Он, правда, из-за них малость занемог, но наплевать! Пускай его одолевала тошнота, да и все тело сводило от морской болезни, зато дух его ликовал.
Что же касается Паспарту, можно представить, какой гнев, постоянно рвущийся наружу, распирал его в эти дни испытания. Ведь до сих пор все шло так славно! Казалось, небо и земля выражали преданность его хозяину. Пароходы и поезда повиновались ему. Силы ветра и пара объединялись, благоприятствуя ему в пути. А теперь, выходит, пробил час обманутых надежд? Паспарту так выходил из себя, будто не чья-нибудь, а его собственная мошна теряла двадцать тысяч фунтов. Буря доводила его до отчаяния, шквалы бесили, он бы охотно выпорол это непокорное море. Бедный малый! Фикс старательно скрывал от француза свое злорадное торжество. И хорошо делал, ведь если бы Паспарту догадался о его потаенном ликовании, сыщику пришлось бы пережить несколько неприятных минут.
Все время, пока бушевала буря, Паспарту провел на палубе «Рангуна». Не желал спускаться вниз. Карабкался на мачту, рвался помогать морякам, удивляя их своей обезьяньей ловкостью. В который раз приставал с расспросами к капитану, офицерам, матросам, хотя они не могли удержаться от смеха, видя, насколько парень выбит из колеи. Паспарту во что бы то ни стало требовалось узнать, сколько продлится буря. В ответ его отсылали к барометру, а тот ни в какую не хотел подниматься. Паспарту немилосердно тряс барометр, но все без толку: не помогали ни тряска, ни проклятия, которыми он осыпал безответственный прибор.

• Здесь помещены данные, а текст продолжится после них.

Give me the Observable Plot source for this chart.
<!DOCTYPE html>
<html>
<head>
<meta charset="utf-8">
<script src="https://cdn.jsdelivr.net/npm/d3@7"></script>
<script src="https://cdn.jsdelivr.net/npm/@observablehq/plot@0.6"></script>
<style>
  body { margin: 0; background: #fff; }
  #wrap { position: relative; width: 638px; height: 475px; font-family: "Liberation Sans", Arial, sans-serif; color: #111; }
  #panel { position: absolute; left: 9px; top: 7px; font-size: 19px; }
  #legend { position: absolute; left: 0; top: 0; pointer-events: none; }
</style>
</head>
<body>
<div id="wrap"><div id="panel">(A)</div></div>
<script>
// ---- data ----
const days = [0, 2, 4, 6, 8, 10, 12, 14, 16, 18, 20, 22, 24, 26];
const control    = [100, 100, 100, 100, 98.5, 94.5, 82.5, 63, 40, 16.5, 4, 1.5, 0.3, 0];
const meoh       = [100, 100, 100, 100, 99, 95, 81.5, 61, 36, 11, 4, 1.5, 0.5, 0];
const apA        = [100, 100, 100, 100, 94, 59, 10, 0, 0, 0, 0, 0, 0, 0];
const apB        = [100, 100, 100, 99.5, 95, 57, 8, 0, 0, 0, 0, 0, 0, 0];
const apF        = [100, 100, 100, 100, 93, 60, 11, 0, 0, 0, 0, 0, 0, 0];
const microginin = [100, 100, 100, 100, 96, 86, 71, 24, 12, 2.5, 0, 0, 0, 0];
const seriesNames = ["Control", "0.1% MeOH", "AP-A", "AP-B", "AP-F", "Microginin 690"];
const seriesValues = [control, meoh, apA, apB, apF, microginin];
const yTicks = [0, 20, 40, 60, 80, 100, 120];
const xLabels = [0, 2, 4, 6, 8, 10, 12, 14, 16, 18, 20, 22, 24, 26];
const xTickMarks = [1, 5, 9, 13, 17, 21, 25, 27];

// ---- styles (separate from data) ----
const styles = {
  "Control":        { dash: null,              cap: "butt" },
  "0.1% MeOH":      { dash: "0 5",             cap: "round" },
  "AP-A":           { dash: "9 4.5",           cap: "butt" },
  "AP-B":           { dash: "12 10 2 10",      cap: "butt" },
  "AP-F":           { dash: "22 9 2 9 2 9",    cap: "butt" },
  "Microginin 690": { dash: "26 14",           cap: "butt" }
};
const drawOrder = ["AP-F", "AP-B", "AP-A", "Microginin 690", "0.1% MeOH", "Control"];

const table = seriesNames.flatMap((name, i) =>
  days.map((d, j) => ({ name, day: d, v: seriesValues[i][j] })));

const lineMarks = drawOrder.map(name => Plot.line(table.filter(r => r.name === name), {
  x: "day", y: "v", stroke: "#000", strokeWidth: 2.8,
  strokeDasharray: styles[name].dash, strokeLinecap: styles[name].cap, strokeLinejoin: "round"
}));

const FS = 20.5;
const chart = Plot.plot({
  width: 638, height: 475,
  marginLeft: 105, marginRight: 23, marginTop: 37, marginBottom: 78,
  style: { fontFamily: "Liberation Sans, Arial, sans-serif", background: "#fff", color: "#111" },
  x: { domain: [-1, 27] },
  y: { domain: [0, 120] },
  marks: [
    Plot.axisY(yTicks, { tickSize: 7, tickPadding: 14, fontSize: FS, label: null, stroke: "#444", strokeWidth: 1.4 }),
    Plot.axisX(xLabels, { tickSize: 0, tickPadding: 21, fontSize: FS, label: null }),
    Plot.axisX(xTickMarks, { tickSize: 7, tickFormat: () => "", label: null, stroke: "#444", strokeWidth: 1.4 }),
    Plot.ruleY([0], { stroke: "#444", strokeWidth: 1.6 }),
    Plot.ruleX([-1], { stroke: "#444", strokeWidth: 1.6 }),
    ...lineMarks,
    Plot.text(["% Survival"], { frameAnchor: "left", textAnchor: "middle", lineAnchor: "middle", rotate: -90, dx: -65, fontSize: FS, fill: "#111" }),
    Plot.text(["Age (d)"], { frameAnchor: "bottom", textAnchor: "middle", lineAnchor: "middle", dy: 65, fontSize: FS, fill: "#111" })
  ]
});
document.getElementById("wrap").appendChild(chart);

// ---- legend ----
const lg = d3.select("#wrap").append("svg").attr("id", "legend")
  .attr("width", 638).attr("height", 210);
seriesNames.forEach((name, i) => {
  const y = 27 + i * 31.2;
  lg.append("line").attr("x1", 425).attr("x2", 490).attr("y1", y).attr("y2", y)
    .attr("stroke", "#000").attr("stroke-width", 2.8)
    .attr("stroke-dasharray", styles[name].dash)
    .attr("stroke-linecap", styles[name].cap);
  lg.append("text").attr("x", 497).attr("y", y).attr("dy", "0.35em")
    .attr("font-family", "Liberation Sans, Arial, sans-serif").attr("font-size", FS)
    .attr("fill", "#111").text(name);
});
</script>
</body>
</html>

Наконец буря утихла. Днем 4 ноября море сменило гнев на милость. Направление ветра сместилось на два румба к югу, и он снова стал попутным.

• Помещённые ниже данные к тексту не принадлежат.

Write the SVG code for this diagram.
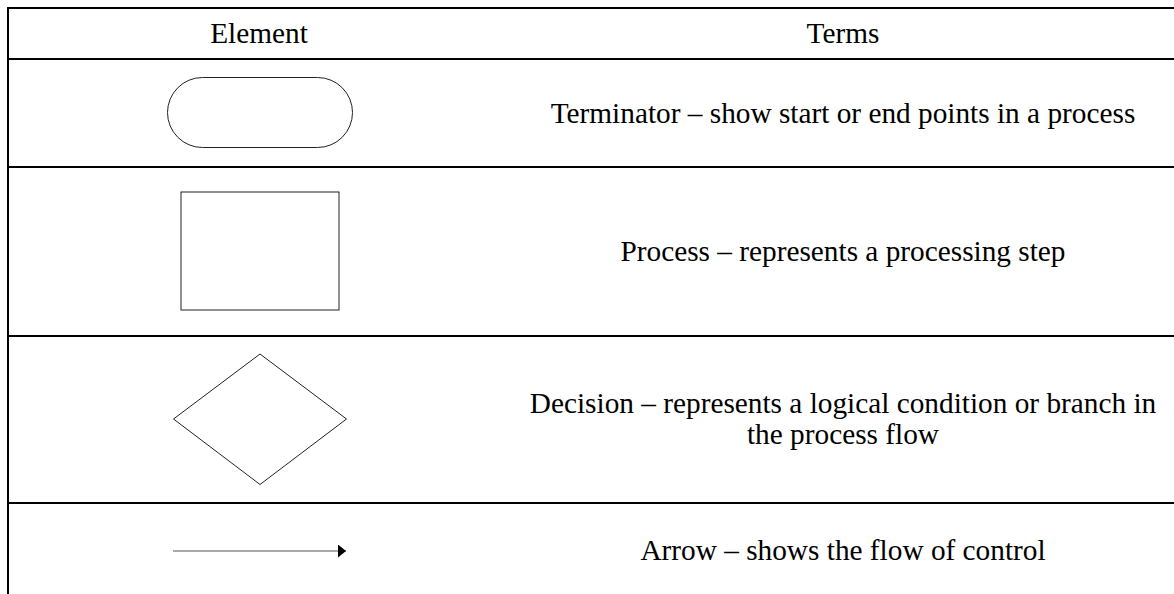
<svg xmlns="http://www.w3.org/2000/svg" width="1174" height="594" viewBox="0 0 1174 594">
  <defs>
    <marker id="arrowhead" viewBox="0 0 8 13" refX="8" refY="6.5" markerWidth="8" markerHeight="13" markerUnits="userSpaceOnUse" orient="auto">
      <path d="M0,0 L8,6.5 L0,13 Z" fill="#000"/>
    </marker>
  </defs>
  <style>
    .rule { stroke: #000; stroke-width: 2; fill: none; }
    .label { font-family: "Liberation Serif", "Times New Roman", serif; font-size: 29.3px; fill: #000; text-anchor: middle; }
    .shape { fill: #fff; stroke: #222; stroke-width: 1; }
  </style>
  <rect width="1174" height="594" fill="#fff"/>

  <!-- table rules -->
  <g id="table-grid">
    <line class="rule" x1="8" y1="7" x2="8" y2="594"/>
    <line class="rule" x1="7" y1="8" x2="1174" y2="8"/>
    <line class="rule" x1="7" y1="59" x2="1174" y2="59"/>
    <line class="rule" x1="7" y1="167" x2="1174" y2="167"/>
    <line class="rule" x1="7" y1="336" x2="1174" y2="336"/>
    <line class="rule" x1="7" y1="503" x2="1174" y2="503"/>
  </g>

  <!-- header row -->
  <g id="header">
    <text class="label" x="259" y="43">Element</text>
    <text class="label" x="843" y="43">Terms</text>
  </g>

  <!-- terminator row -->
  <g id="terminator">
    <rect class="shape" x="167.5" y="77.5" width="185" height="70" rx="35" ry="35"/>
    <text class="label" x="843" y="123">Terminator – show start or end points in a process</text>
  </g>

  <!-- process row -->
  <g id="process">
    <rect class="shape" x="181" y="192" width="158" height="118" stroke="#555" stroke-width="1.3"/>
    <text class="label" x="843" y="261">Process – represents a processing step</text>
  </g>

  <!-- decision row -->
  <g id="decision">
    <polygon class="shape" points="260,354 346.5,419 260,484.5 173.5,419"/>
    <text class="label" x="843" y="413">Decision – represents a logical condition or branch in</text>
    <text class="label" x="843" y="444">the process flow</text>
  </g>

  <!-- arrow row -->
  <g id="arrow-row">
    <text class="label" x="843" y="560">Arrow – shows the flow of control</text>
  </g>

  <g id="connectors">
    <line x1="173" y1="551" x2="346" y2="551" stroke="#555" stroke-width="1.2" marker-end="url(#arrowhead)"/>
  </g>
</svg>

Покой, осенивший природу, тотчас снизошел и на душу Паспарту. Как только это стало возможным, снова поставили марсели и нижние паруса, с дивной быстротой «Рангун» понесся вперед.
Но о том, чтобы полностью наверстать потерянное время, речи быть не могло. Следовало смириться с неизбежностью. Земля показалась на горизонте только шестого числа, в пять часов утра. Согласно расписанию и расчетам, вписанным в путевую тетрадь Филеаса Фогга, пакетбот должен был прибыть в порт пятого. Стало быть, он опоздал на целые сутки, следовательно, путешественники не успевали в назначенный срок отплыть в Иокогаму.

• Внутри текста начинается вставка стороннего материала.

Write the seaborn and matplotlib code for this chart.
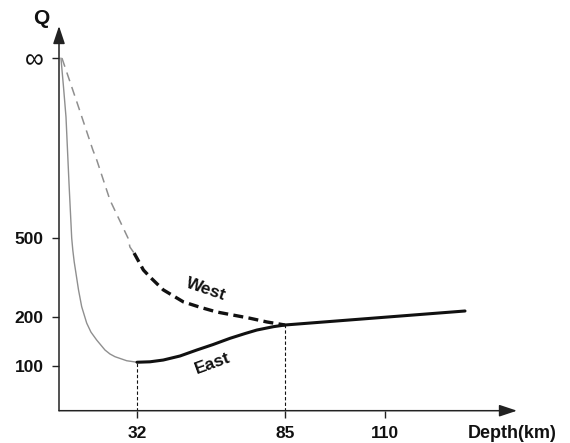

В шесть утра на борт «Рангуна» прибыл лоцман, он поднялся на мостик, чтобы, держась фарватера, провести судно в порт Гонконга.
Паспарту умирал от желания спросить лоцмана, отчалил ли уже пакетбот, идущий из Гонконга в Иокогаму. Однако не осмелился, ему хотелось до последней минуты сохранить хоть малую толику надежды. Он поделился своими треволнениями с Фиксом, а тот – хитрая лиса – стал его утешать, мол, мистер Фогг вполне может сесть и на следующий пакетбот, чем довел Паспарту до белого каления.
Но если у Паспарту духу не хватило подступить к лоцману с расспросами, то мистер Фогг, сверившись с путеводителем Брэдсхейма, преспокойно осведомился у вышеупомянутого лоцмана, не знает ли он, когда отходит судно из Гонконга в Иокогаму.